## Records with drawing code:
☆ ☆ ☆ ☆

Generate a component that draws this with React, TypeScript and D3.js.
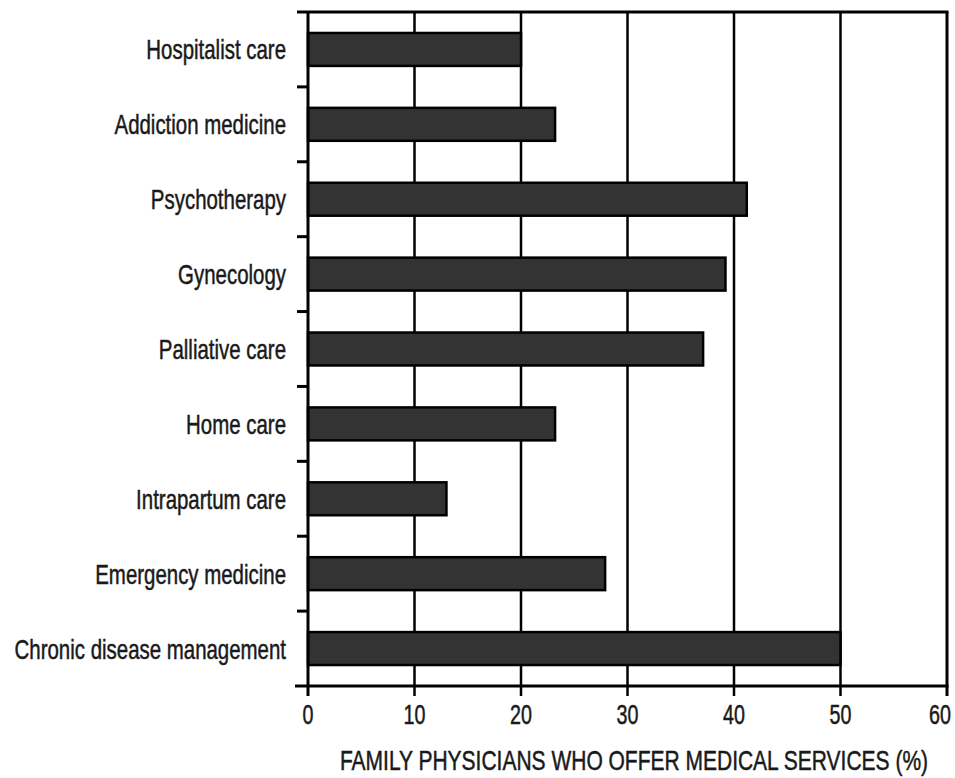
import React, { useEffect, useRef } from "react";
import * as d3 from "d3";

const categories = [
  "Hospitalist care",
  "Addiction medicine",
  "Psychotherapy",
  "Gynecology",
  "Palliative care",
  "Home care",
  "Intrapartum care",
  "Emergency medicine",
  "Chronic disease management",
];
const values = [20, 23.2, 41.2, 39.2, 37.1, 23.2, 13, 27.9, 50];
const xTicks = [0, 10, 20, 30, 40, 50, 60];
const axisTitle = "FAMILY PHYSICIANS WHO OFFER MEDICAL SERVICES (%)";

const W = 955;
const H = 778;
const FONT = "'Liberation Sans', Arial, sans-serif";
const SX = 0.73;

export default function App() {
  const ref = useRef<SVGSVGElement>(null);
  useEffect(() => {
    const svg = d3.select(ref.current);
    svg.selectAll("*").remove();
    const left = 308, right = 947, top = 12, bottom = 686;
    const x = d3.scaleLinear().domain([0, 60]).range([left, right]);
    const y = d3.scaleBand<string>().domain(categories).range([top, bottom]).paddingInner(0.56).paddingOuter(0.28);
    const step = y.step();
    const bandTop = (c: string) => (y(c) as number) - step * 0.56 / 2;

    const g = svg.append("g");
    // gridlines
    g.selectAll("line.grid").data(xTicks.filter(t => t > 0 && t < 60)).join("line")
      .attr("x1", d => x(d)).attr("x2", d => x(d)).attr("y1", top).attr("y2", bottom)
      .attr("stroke", "#000").attr("stroke-width", 2.5);

    // bars
    g.selectAll("rect.bar").data(categories).join("rect")
      .attr("x", x(0)).attr("y", d => y(d) as number)
      .attr("width", (d, i) => x(values[i]) - x(0)).attr("height", y.bandwidth())
      .attr("fill", "#333").attr("stroke", "#000").attr("stroke-width", 2.5);

    // frame
    g.append("line").attr("x1", left - 11).attr("x2", right + 1.5).attr("y1", top).attr("y2", top).attr("stroke", "#000").attr("stroke-width", 3);
    g.append("line").attr("x1", left - 13).attr("x2", right + 1.5).attr("y1", bottom).attr("y2", bottom).attr("stroke", "#000").attr("stroke-width", 3);
    g.append("line").attr("x1", left).attr("x2", left).attr("y1", top).attr("y2", bottom + 10).attr("stroke", "#000").attr("stroke-width", 3);
    g.append("line").attr("x1", right).attr("x2", right).attr("y1", top).attr("y2", bottom + 10).attr("stroke", "#000").attr("stroke-width", 3);

    // y ticks at band boundaries
    const bounds = categories.slice(1).map(c => bandTop(c));
    g.selectAll("line.ytick").data(bounds).join("line")
      .attr("x1", left - 11).attr("x2", left).attr("y1", d => d).attr("y2", d => d)
      .attr("stroke", "#000").attr("stroke-width", 3);

    // x ticks
    g.selectAll("line.xtick").data(xTicks.filter(t => t > 0 && t < 60)).join("line")
      .attr("x1", d => x(d)).attr("x2", d => x(d)).attr("y1", bottom).attr("y2", bottom + 10)
      .attr("stroke", "#000").attr("stroke-width", 2.5);

    const txt = (sel: any, size: number) =>
      sel.attr("font-family", FONT).attr("font-size", size).attr("fill", "#1a1a1a")
        .attr("stroke", "#1a1a1a").attr("stroke-width", 0.5);

    // x tick labels
    txt(g.selectAll("text.xl").data(xTicks).join("text")
      .attr("transform", (d: number) => `translate(${Math.min(x(d), W - 15)},724) scale(${SX},1)`)
      .attr("text-anchor", "middle")
      .text((d: number) => String(d)), 27);

    // category labels
    txt(g.selectAll("text.yl").data(categories).join("text")
      .attr("transform", (d: string) => `translate(286,${(y(d) as number) + y.bandwidth() / 2 + 10}) scale(${SX},1)`)
      .attr("text-anchor", "end")
      .text((d: string) => d), 28);

    // axis title
    txt(g.append("text")
      .attr("transform", `translate(634,770) scale(0.75,1)`)
      .attr("text-anchor", "middle")
      .text(axisTitle), 28);
  }, []);
  return (
    <svg ref={ref} width={W} height={H} style={{ position: "absolute", left: 0, top: 0, background: "#fff" }} />
  );
}
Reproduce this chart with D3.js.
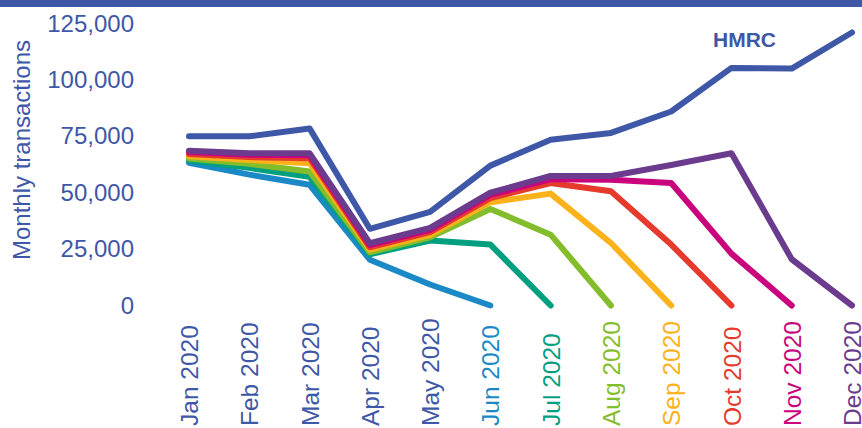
<!DOCTYPE html>
<html>
<head>
<meta charset="utf-8">
<script src="https://cdn.jsdelivr.net/npm/d3@7"></script>
<style>
  html, body { margin: 0; padding: 0; background: #ffffff; }
  svg { display: block; }
  text { font-family: "Liberation Sans", Arial, sans-serif; }
</style>
</head>
<body>
<svg id="chart" width="862" height="428"></svg>
<script>
// Months on the x axis
const months = ["Jan 2020", "Feb 2020", "Mar 2020", "Apr 2020", "May 2020", "Jun 2020",
                "Jul 2020", "Aug 2020", "Sep 2020", "Oct 2020", "Nov 2020", "Dec 2020"];

// Y axis tick values
const yTicks = [0, 25000, 50000, 75000, 100000, 125000];

// HMRC reported monthly transactions
const hmrc = [75000, 75000, 78500, 34000, 41500, 62000, 73500, 76500, 86000, 105300, 105000, 121000];

// Figures as published at each month (null = not yet available)
const asAtJun = [63300, 58000, 53500, 20300, 9300, 0, null, null, null, null, null, null];
const asAtJul = [64300, 61000, 57000, 22700, 28800, 27000, 0, null, null, null, null, null];
const asAtAug = [65200, 62800, 59400, 23600, 30200, 42800, 31400, 0, null, null, null, null];
const asAtSep = [66200, 64500, 63100, 24800, 31300, 45800, 49600, 27700, 0, null, null, null];
const asAtOct = [67200, 65800, 65300, 25800, 32500, 47600, 54300, 50600, 27000, 0, null, null];
const asAtNov = [68000, 66800, 66600, 26800, 33500, 49000, 56000, 55700, 54300, 23000, 0, null];
const asAtDec = [68600, 67500, 67500, 27600, 34400, 50000, 57400, 57400, 62300, 67500, 20500, 0];

const seriesColors = ["#1a89c5", "#009f7f", "#84bd2b", "#fbb21b", "#e63a2c", "#c9047c", "#6b3b8e"];
const vintages = [asAtJun, asAtJul, asAtAug, asAtSep, asAtOct, asAtNov, asAtDec];
const hmrcColor = "#3e57a7";
// Month label colours: first five in HMRC blue, then each vintage colour
const labelColors = [hmrcColor, hmrcColor, hmrcColor, hmrcColor, hmrcColor].concat(seriesColors);

const svg = d3.select("#chart");

// Header strip
svg.append("rect").attr("x", 0).attr("y", 0).attr("width", 862).attr("height", 7).attr("fill", hmrcColor);

const x = d3.scalePoint().domain(months).range([189, 852]);
const y = d3.scaleLinear().domain([0, 125000]).range([305.5, 23.5]);

// Y axis labels
const yAxis = svg.append("g")
  .attr("transform", "translate(134,0)")
  .call(d3.axisLeft(y).tickValues(yTicks).tickFormat(d3.format(",")).tickSize(0).tickPadding(0));
yAxis.select(".domain").remove();
yAxis.selectAll("text")
  .attr("fill", hmrcColor)
  .style("font-size", "24px")
  .style("font-family", "'Liberation Sans', Arial, sans-serif");

svg.append("text")
  .attr("transform", "translate(30,150) rotate(-90)")
  .attr("text-anchor", "middle")
  .attr("fill", hmrcColor)
  .style("font-size", "24px")
  .text("Monthly transactions");

// X axis labels, rotated and reading upwards from the bottom edge
const xAxis = svg.append("g")
  .attr("transform", "translate(0,426)")
  .call(d3.axisBottom(x).tickSize(0).tickPadding(0));
xAxis.select(".domain").remove();
xAxis.selectAll("text")
  .attr("transform", "rotate(-90)")
  .attr("text-anchor", "start")
  .attr("x", 0)
  .attr("y", 0)
  .attr("dy", "0.35em")
  .attr("fill", (d, i) => labelColors[i])
  .style("font-size", "24.5px")
  .style("font-family", "'Liberation Sans', Arial, sans-serif");

const line = d3.line()
  .defined(d => d.v !== null)
  .x(d => x(d.m))
  .y(d => y(d.v));

const toPoints = arr => arr.map((v, i) => ({ m: months[i], v }));

// Vintage lines, earliest first so later ones sit on top
vintages.forEach((arr, i) => {
  svg.append("path")
    .datum(toPoints(arr))
    .attr("d", line)
    .attr("fill", "none")
    .attr("stroke", seriesColors[i])
    .attr("stroke-width", 6)
    .attr("stroke-linecap", "round")
    .attr("stroke-linejoin", "round");
});

// HMRC line
svg.append("path")
  .datum(toPoints(hmrc))
  .attr("d", line)
  .attr("fill", "none")
  .attr("stroke", hmrcColor)
  .attr("stroke-width", 6)
  .attr("stroke-linecap", "round")
  .attr("stroke-linejoin", "round");

svg.append("text")
  .attr("x", 713)
  .attr("y", 47)
  .attr("fill", hmrcColor)
  .style("font-size", "21px")
  .style("font-weight", "bold")
  .text("HMRC");
</script>
</body>
</html>
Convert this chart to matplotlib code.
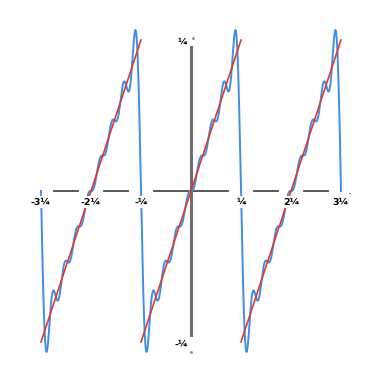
import numpy as np
import matplotlib
matplotlib.use('Agg')
import matplotlib.pyplot as plt

PI = np.pi

# sawtooth pieces (red): start x, end x, start y, end y
saw_x0 = [-3 * PI, -PI, PI]
saw_x1 = [-PI, PI, 3 * PI]
saw_y0 = [-PI, -PI, -PI]
saw_y1 = [PI, PI, PI]

# fourier coefficients of the sine terms (blue), 8 harmonics
harmonics = [1, 2, 3, 4, 5, 6, 7, 8]
coeffs = [2.0, -1.0, 0.6667, -0.5, 0.4, -0.3333, 0.2857, -0.25]

xticks = [-3 * PI, -2 * PI, -PI, PI, 2 * PI, 3 * PI]
xticklabels = ['-3¼', '-2¼', '-¼', '¼', '2¼', '3¼']
yticks = [PI, -PI]
yticklabels = ['¼', '-¼']

fig = plt.figure(figsize=(3.75, 3.72), dpi=100)
ax = fig.add_axes([0, 0, 1, 1])
ax.set_xlim(-12.0, 11.56)
ax.set_ylim(-3.766, 3.974)
ax.axis('off')

# axes lines
ax.plot([-9.5, 10.0], [0, 0], color='#4a4a4a', lw=1.3, zorder=1)
ax.plot([10.0], [0], marker=(3, 0, -90), color='#4a4a4a', ms=3, zorder=1)
ax.plot([0, 0], [-3.0, 3.0], color='#6e6e6e', lw=2.2, zorder=1)
ax.plot([0.12, 0.0], [PI + 0.05, -PI - 0.2], ls='none', marker='.',
        ms=2, color='#888888', zorder=1)

# gaps in the x axis under the labels
for x in xticks:
    ax.plot([x - 0.6, x + 0.6], [0, 0], color='white', lw=3, zorder=1.5)

# red sawtooth
for a, b, c, d in zip(saw_x0, saw_x1, saw_y0, saw_y1):
    ax.plot([a, b], [c, d], color='#e03a2f', lw=1.2, zorder=3)

# blue partial sum
xs = np.linspace(-3 * PI, 3 * PI, 3000)
ys = np.zeros_like(xs)
for n, b in zip(harmonics, coeffs):
    ys += b * np.sin(n * xs)
ax.plot(xs, ys, color='#3d8fe8', lw=1.4, zorder=2)

box = dict(facecolor='white', edgecolor='none', pad=0.8)
for x, lab in zip(xticks, xticklabels):
    ax.text(x, -0.23, lab, ha='center', va='center', fontsize=6.8,
            family='DejaVu Sans', fontweight='bold', bbox=box, zorder=4)
for y, lab in zip(yticks, yticklabels):
    ax.text(-0.2, y - 0.05, lab, ha='right', va='center', fontsize=6.8,
            family='DejaVu Sans', fontweight='bold', bbox=box, zorder=4)

fig.savefig('out.png', dpi=100)
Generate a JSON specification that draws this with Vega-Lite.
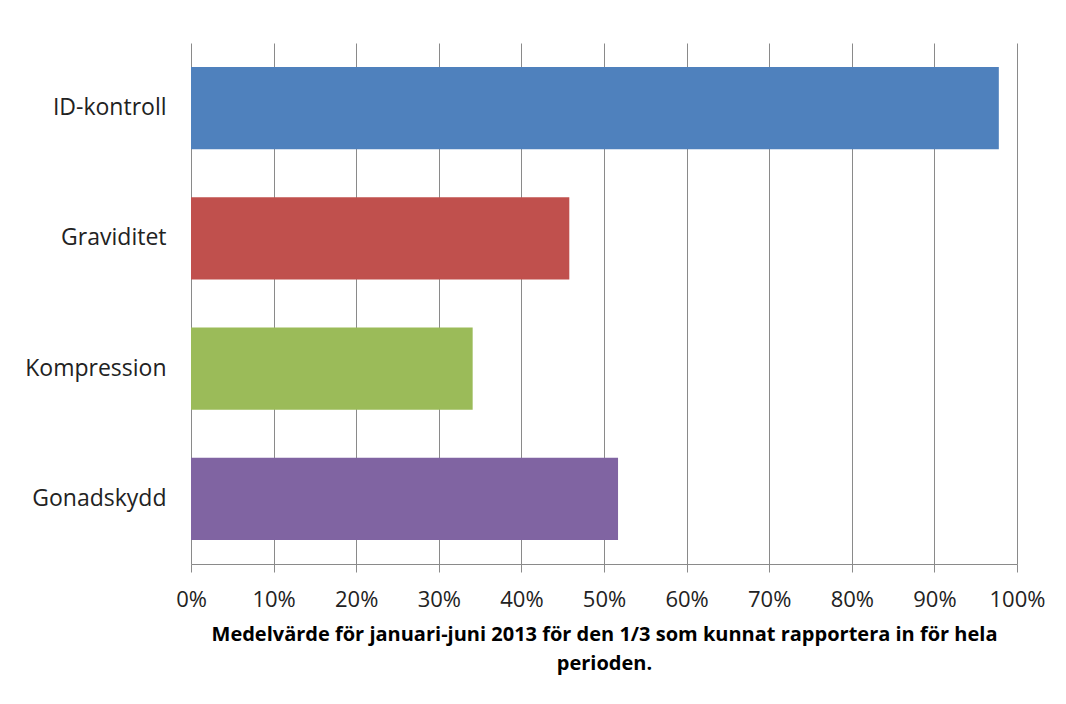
{
  "$schema": "https://vega.github.io/schema/vega-lite/v6.json",
  "autosize": {"type": "none"},
  "width": 826,
  "height": 521,
  "padding": {"left": 191, "top": 43, "right": 49, "bottom": 140},
  "background": "white",
  "data": {
    "values": [
      {"kategori": "ID-kontroll", "andel": 0.978},
      {"kategori": "Graviditet", "andel": 0.458},
      {"kategori": "Kompression", "andel": 0.341},
      {"kategori": "Gonadskydd", "andel": 0.517}
    ]
  },
  "mark": {"type": "bar"},
  "encoding": {
    "y": {
      "field": "kategori",
      "type": "nominal",
      "sort": null,
      "scale": {"paddingInner": 0.37, "paddingOuter": 0.185},
      "axis": {
        "title": null,
        "ticks": false,
        "domain": false,
        "labelFont": "Open Sans",
        "labelFontSize": 23,
        "labelColor": "#222222",
        "labelPadding": 25
      }
    },
    "x": {
      "field": "andel",
      "type": "quantitative",
      "scale": {"domain": [0, 1], "nice": false, "zero": true},
      "axis": {
        "values": [0, 0.1, 0.2, 0.3, 0.4, 0.5, 0.6, 0.7, 0.8, 0.9, 1],
        "format": ".0%",
        "grid": true,
        "gridColor": "#8a8a8a",
        "gridWidth": 1,
        "domainColor": "#8a8a8a",
        "domainWidth": 1,
        "tickColor": "#8a8a8a",
        "tickSize": 8,
        "labelFont": "Open Sans",
        "labelFontSize": 22,
        "labelColor": "#222222",
        "labelPadding": 17,
        "labelFlush": false,
        "labelOverlap": false,
        "title": ["Medelvärde för januari-juni 2013 för den 1/3 som kunnat rapportera in för hela", "perioden."],
        "titleFont": "Open Sans",
        "titleFontSize": 20,
        "titleFontWeight": "bold",
        "titleColor": "#000000",
        "titleLineHeight": 29,
        "titlePadding": 14
      }
    },
    "color": {
      "field": "kategori",
      "type": "nominal",
      "sort": null,
      "scale": {
        "domain": ["ID-kontroll", "Graviditet", "Kompression", "Gonadskydd"],
        "range": ["#4F81BD", "#C0504D", "#9BBB59", "#8064A2"]
      },
      "legend": null
    }
  },
  "config": {"view": {"stroke": null}}
}
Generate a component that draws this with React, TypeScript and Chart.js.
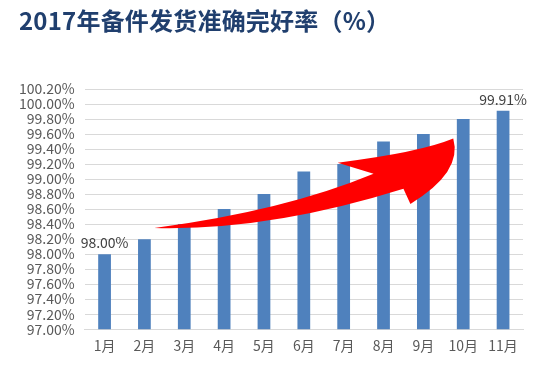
import React, { useEffect, useRef } from "react";
import { Chart, registerables } from "chart.js";

Chart.register(...registerables);

const title = "2017年备件发货准确完好率（%）";
const categories = ["1月", "2月", "3月", "4月", "5月", "6月", "7月", "8月", "9月", "10月", "11月"];
const values = [98.0, 98.2, 98.4, 98.6, 98.8, 99.1, 99.2, 99.5, 99.6, 99.8, 99.91];
const labeledIndices = [0, 10];
const yMin = 97.0;
const yMax = 100.2;
const yStep = 0.2;

// Decorative arrow outline in (category index, value) units
const arrowTail = [1.25, 98.348];
const arrowCtrlTop = [4.5, 98.576];
const arrowNotchTop = [6.75, 99.071];
const arrowWingTop = [5.85, 99.218];
const arrowCtrlOuter = [7.9, 99.352];
const arrowTip = [8.75, 99.539];
const arrowCtrlRight = [8.99, 99.091];
const arrowWingBot = [7.675, 98.669];
const arrowNotchBot = [7.5, 98.87];
const arrowCtrlBot = [4.125, 98.308];

const FONT = "'Noto Sans CJK SC', 'Noto Sans', sans-serif";

const arrowPlugin = {
  id: "arrowDecor",
  afterDatasetsDraw(chart: any) {
    const xs = chart.scales.x;
    const ys = chart.scales.y;
    const p = (pt: number[]) => [xs.getPixelForValue(pt[0]), ys.getPixelForValue(pt[1])];
    const ctx = chart.ctx;
    const t = p(arrowTail);
    const c1 = p(arrowCtrlTop);
    const nt = p(arrowNotchTop);
    const wt = p(arrowWingTop);
    const c2 = p(arrowCtrlOuter);
    const tip = p(arrowTip);
    const c3 = p(arrowCtrlRight);
    const wb = p(arrowWingBot);
    const nb = p(arrowNotchBot);
    const c4 = p(arrowCtrlBot);
    ctx.save();
    ctx.beginPath();
    ctx.moveTo(t[0], t[1]);
    ctx.quadraticCurveTo(c1[0], c1[1], nt[0], nt[1]);
    ctx.lineTo(wt[0], wt[1]);
    ctx.quadraticCurveTo(c2[0], c2[1], tip[0], tip[1]);
    ctx.quadraticCurveTo(c3[0], c3[1], wb[0], wb[1]);
    ctx.lineTo(nb[0], nb[1]);
    ctx.quadraticCurveTo(c4[0], c4[1], t[0], t[1]);
    ctx.closePath();
    ctx.fillStyle = "#FF0000";
    ctx.fill();
    ctx.restore();
  },
};

const valueLabelPlugin = {
  id: "valueLabels",
  afterDatasetsDraw(chart: any) {
    const meta = chart.getDatasetMeta(0);
    const ctx = chart.ctx;
    ctx.save();
    ctx.font = `14px ${FONT}`;
    ctx.fillStyle = "#404040";
    ctx.textAlign = "center";
    ctx.textBaseline = "bottom";
    labeledIndices.forEach((i) => {
      const el = meta.data[i];
      ctx.fillText(values[i].toFixed(2) + "%", el.x, el.y - 4);
    });
    ctx.restore();
  },
};

export default function App() {
  const ref = useRef<HTMLCanvasElement | null>(null);
  useEffect(() => {
    if (!ref.current) return;
    const chart = new Chart(ref.current, {
      type: "bar",
      data: {
        labels: categories,
        datasets: [
          {
            data: values,
            backgroundColor: "#4F81BD",
            barPercentage: 0.32,
            categoryPercentage: 1,
          },
        ],
      },
      options: {
        animation: false,
        responsive: false,
        maintainAspectRatio: false,
        layout: { padding: { left: 9, right: 19, top: 89, bottom: 11 } },
        plugins: {
          legend: { display: false },
          tooltip: { enabled: false },
          title: { display: false },
        },
        scales: {
          x: {
            grid: { display: false, drawTicks: false },
            border: { display: true, color: "#D9D9D9" },
            ticks: { color: "#595959", font: { family: FONT, size: 14 }, padding: 8 },
          },
          y: {
            min: yMin,
            max: yMax,
            grid: { color: "#D9D9D9", drawTicks: false },
            border: { display: false },
            ticks: {
              stepSize: yStep,
              autoSkip: false,
              color: "#595959",
              font: { family: FONT, size: 14, lineHeight: 1 },
              padding: 10,
              callback: (v: any) => Number(v).toFixed(2) + "%",
            },
          },
        },
      },
      plugins: [arrowPlugin, valueLabelPlugin],
    });
    return () => chart.destroy();
  }, []);
  return (
    <div style={{ position: "fixed", left: 0, top: 0, width: 542, height: 373, background: "#fff" }}>
      <div
        style={{
          position: "absolute",
          left: 19,
          top: 2,
          fontFamily: FONT,
          fontWeight: 700,
          fontSize: 24,
          color: "#203F6E",
          whiteSpace: "nowrap",
          letterSpacing: 0.2,
        }}
      >
        {title}
      </div>
      <canvas ref={ref} width={542} height={373} style={{ display: "block" }} />
    </div>
  );
}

☆ ☆ ☆ ☆

## Do this:
Copy out, exactly, every line from the one that contains "Reproduce this chart with D3.js." through the one that contains "105300, 105000, 121000];". Pictures stay out of the copy.

## Full answer:
Reproduce this chart with D3.js.
<!DOCTYPE html>
<html>
<head>
<meta charset="utf-8">
<script src="https://cdn.jsdelivr.net/npm/d3@7"></script>
<style>
  html, body { margin: 0; padding: 0; background: #ffffff; }
  svg { display: block; }
  text { font-family: "Liberation Sans", Arial, sans-serif; }
</style>
</head>
<body>
<svg id="chart" width="862" height="428"></svg>
<script>
// Months on the x axis
const months = ["Jan 2020", "Feb 2020", "Mar 2020", "Apr 2020", "May 2020", "Jun 2020",
                "Jul 2020", "Aug 2020", "Sep 2020", "Oct 2020", "Nov 2020", "Dec 2020"];

// Y axis tick values
const yTicks = [0, 25000, 50000, 75000, 100000, 125000];

// HMRC reported monthly transactions
const hmrc = [75000, 75000, 78500, 34000, 41500, 62000, 73500, 76500, 86000, 105300, 105000, 121000];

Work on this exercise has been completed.